I'm not sure this is the correct put to put this. This would set the learning rate for the duration of the whole embedding, not just the early exaggeration phase, right? I think the best place to put this might actually be inside the gradient_descent call function, so the correct rescaling will happen during any call to .optimize, not just the standard TSNE().fit call.

I wasn't aware that this was an issue during the early exaggeration phase at all. It is actually necessary to rescale the learning rate, if the exaggeration isn't 1? In that case, wouldn't it also make sense to rescale it given any exaggeration value, not just the early exaggeration phase?

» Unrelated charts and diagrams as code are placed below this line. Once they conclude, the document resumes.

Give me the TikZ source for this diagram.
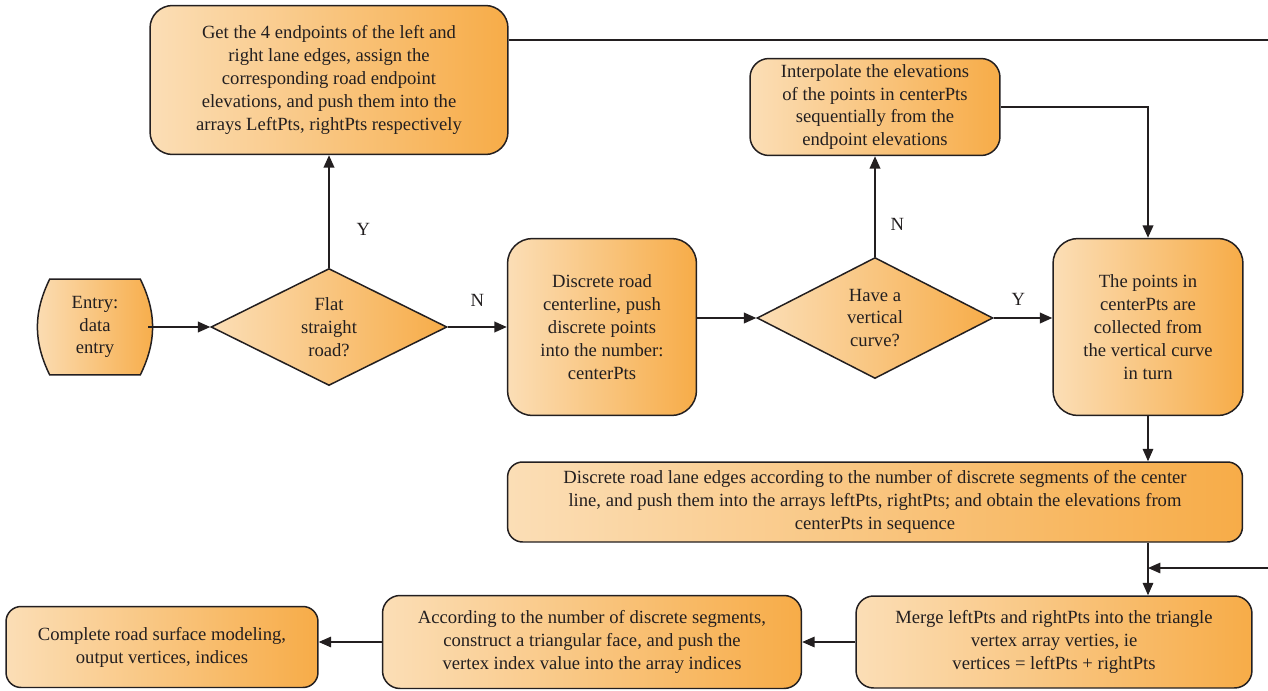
\documentclass[tikz,border=0pt]{standalone}
\usepackage{fontspec}
\setmainfont{Liberation Serif}
\usetikzlibrary{arrows.meta,positioning,shapes.geometric}
\definecolor{orlight}{RGB}{251,222,182}
\definecolor{ordark}{RGB}{247,172,72}
\definecolor{inkline}{RGB}{35,31,32}

\begin{document}
\begin{tikzpicture}[x=0.02cm, y=-0.02cm,
    box/.style={draw=inkline, line width=0.85pt, rounded corners=0.45cm,
                left color=orlight, right color=ordark, align=center,
                font=\fontsize{10.6}{13}\selectfont, text=inkline, inner sep=2pt},
    dec/.style={diamond, draw=inkline, line width=0.85pt, left color=orlight,
                right color=ordark, align=center, inner sep=0pt,
                font=\fontsize{10.6}{13}\selectfont, text=inkline},
    arr/.style={-{Triangle[length=7pt,width=6pt]}, line width=1pt, inkline},
    thinarr/.style={-{Triangle[length=7pt,width=6pt]}, line width=0.6pt, inkline},
    lbl/.style={font=\fontsize{10.6}{12}\selectfont, text=inkline, inner sep=1pt}
]
\useasboundingbox (0,0) rectangle (1268,690);

% top row
\node[box, minimum width=7.16cm, minimum height=2.98cm] (getends) at (329,80)
    {Get the 4 endpoints of the left and\\right lane edges, assign the\\corresponding road endpoint\\elevations, and push them into the\\arrays LeftPts, rightPts respectively};
\node[box, rounded corners=0.38cm, minimum width=5cm, minimum height=1.94cm] (interp) at (875,107)
    {Interpolate the elevations\\of the points in centerPts\\sequentially from the\\endpoint elevations};

% middle row
\node[minimum width=1.8cm, minimum height=1.9cm, inner sep=0pt] (entry) at (95,327) {};
\path[draw=inkline, line width=0.85pt, left color=orlight, right color=ordark]
    (entry.north west) to[bend right=26] (entry.south west)
    -- (entry.south east) to[bend right=26] (entry.north east) -- cycle;
\node[align=center, font=\fontsize{10.6}{13}\selectfont, text=inkline] at (entry) {Entry:\\data\\entry};
\node[dec, minimum width=4.72cm, minimum height=2.34cm] (flat) at (329,327) {Flat\\straight\\road?};
\node[box, rounded corners=0.5cm, minimum width=3.78cm, minimum height=3.54cm] (discrete) at (602,327)
    {Discrete road\\centerline, push\\discrete points\\into the number:\\centerPts};
\node[dec, minimum width=4.72cm, minimum height=2.42cm] (vcurve) at (875,318) {Have a\\vertical\\curve?};
\node[box, rounded corners=0.5cm, minimum width=3.8cm, minimum height=3.54cm] (collect) at (1148,327)
    {The points in\\centerPts are\\collected from\\the vertical curve\\in turn};

% lower rows
\node[box, rounded corners=0.3cm, minimum width=14.7cm, minimum height=1.6cm] (lanes) at (875,502)
    {Discrete road lane edges according to the number of discrete segments of the center\\line, and push them into the arrays leftPts, rightPts; and obtain the elevations from\\centerPts in sequence};
\node[box, rounded corners=0.35cm, minimum width=7.92cm, minimum height=1.84cm] (merge) at (1054,642)
    {Merge leftPts and rightPts into the triangle\\vertex array verties, ie\\vertices = leftPts + rightPts};
\node[box, rounded corners=0.35cm, minimum width=8.38cm, minimum height=1.86cm] (accord) at (592,642)
    {According to the number of discrete segments,\\construct a triangular face, and push the\\vertex index value into the array indices};
\node[box, rounded corners=0.3cm, minimum width=6.24cm, minimum height=1.62cm] (finish) at (162,647)
    {Complete road surface modeling,\\output vertices, indices};

% loose ends at the right edge
\coordinate (topend) at (1268,40);
\coordinate (loopin) at (1268,568);

% connectors
\draw[arr] (entry.east) ++(8,0) -- (flat.west);
\draw[arr] (flat.north) -- node[lbl, pos=0.34, right=0.5cm] {Y} (getends.south);
\draw[arr] (flat) -- node[lbl, above=0.36cm] {N} (discrete);
\draw[line width=1pt, inkline] (topend -| getends.east) -- (topend);
\draw[arr] (vcurve.west -| discrete.east) -- (vcurve.west);
\draw[arr] (vcurve.north) -- node[lbl, pos=0.32, right=0.26cm] {N} (interp.south);
\draw[arr] (vcurve.east) -- node[lbl, pos=0.42, above=0.2cm] {Y} (vcurve.east -| collect.west);
\draw[arr] (interp.east) -| (collect.north);
\draw[thinarr] (collect.south) -- (collect.south |- lanes.north);
\draw[thinarr] (collect.south |- lanes.south) -- (collect.south |- merge.north);
\draw[thinarr] (loopin) -- (loopin -| collect.south);
\draw[thinarr] (merge.west) -- (accord.east);
\draw[thinarr] (accord.west) -- (accord.west -| finish.east);
\end{tikzpicture}
\end{document}
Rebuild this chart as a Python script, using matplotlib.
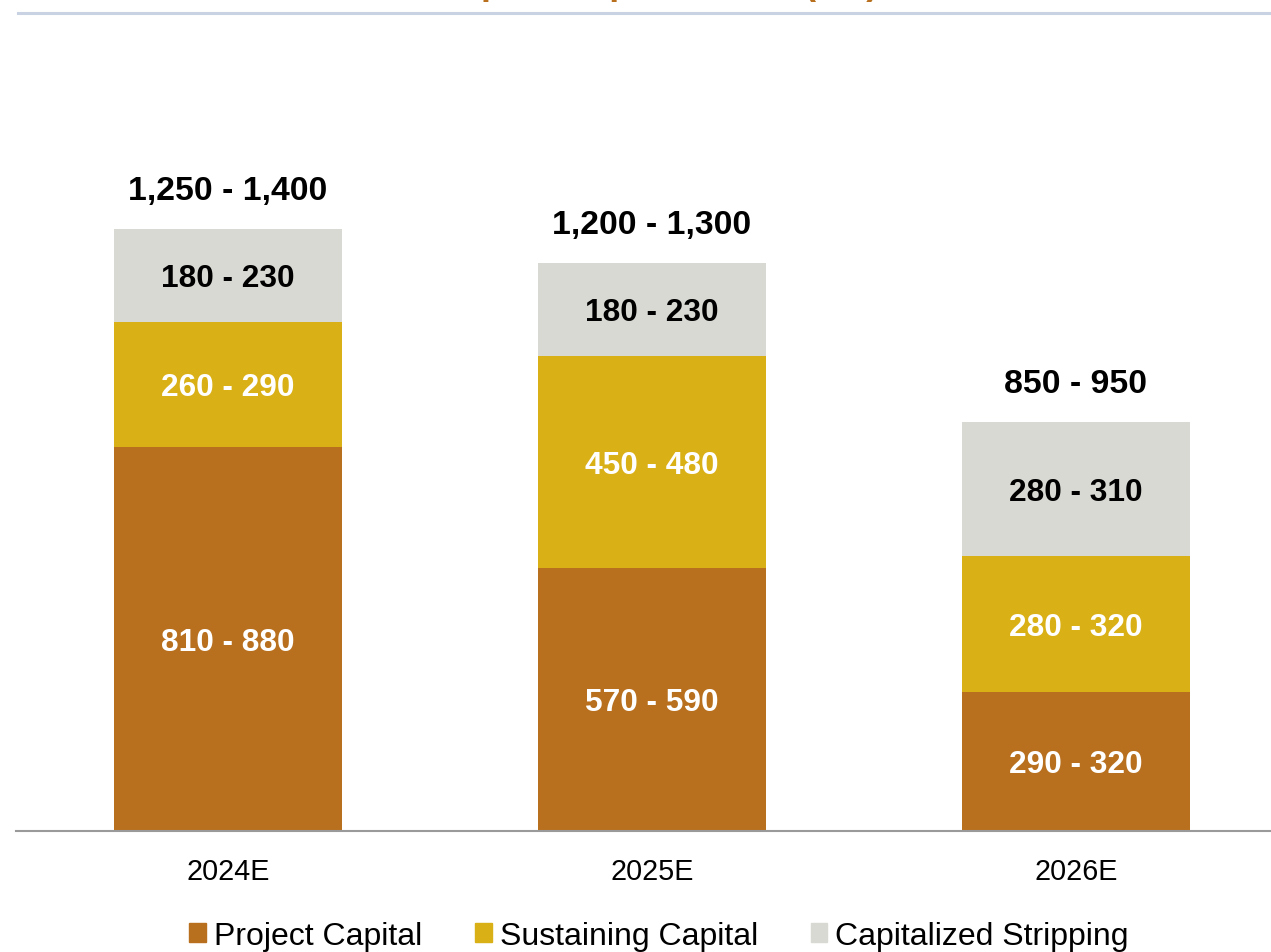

The current default openTSNE behaviour (which is the same in FIt-SNE and about to become default in soon-to-be-released sklearn 1.2) is to use learning rate N/12. Here 12 corresponds to the early exaggeration, the idea being that if learning_rate * exaggeration > N, then the optimization may diverge (as shown by Linderman & Steinerberger). One COULD use learning rate N, instead of N/12, for the 2nd optimization phase, once early exaggeration is turned off. But we do not do it. We could decide to do it, and I think it may even be a good idea, but this will make openTSNE default behaviour different from other implementations. In any case, this I think requires a different PR and a separate issue, maybe comparing current and suggested scheme on a range of datasets.

In this PR I assumed that we want to keep the learning rate constant throughout optimization. Which is why I set it to N/early_exaggeration and keep the same learning rate for the second phase.

Yes, that makes sense, I'd forgotten about that. However, I'm a bit unsure what the best way about implementing would be. We currently handle learning_rate="auto" here in the _handle_nice_params function. However, this function is called in every .optimize step, so that we can perform whatever optimization sequence we want.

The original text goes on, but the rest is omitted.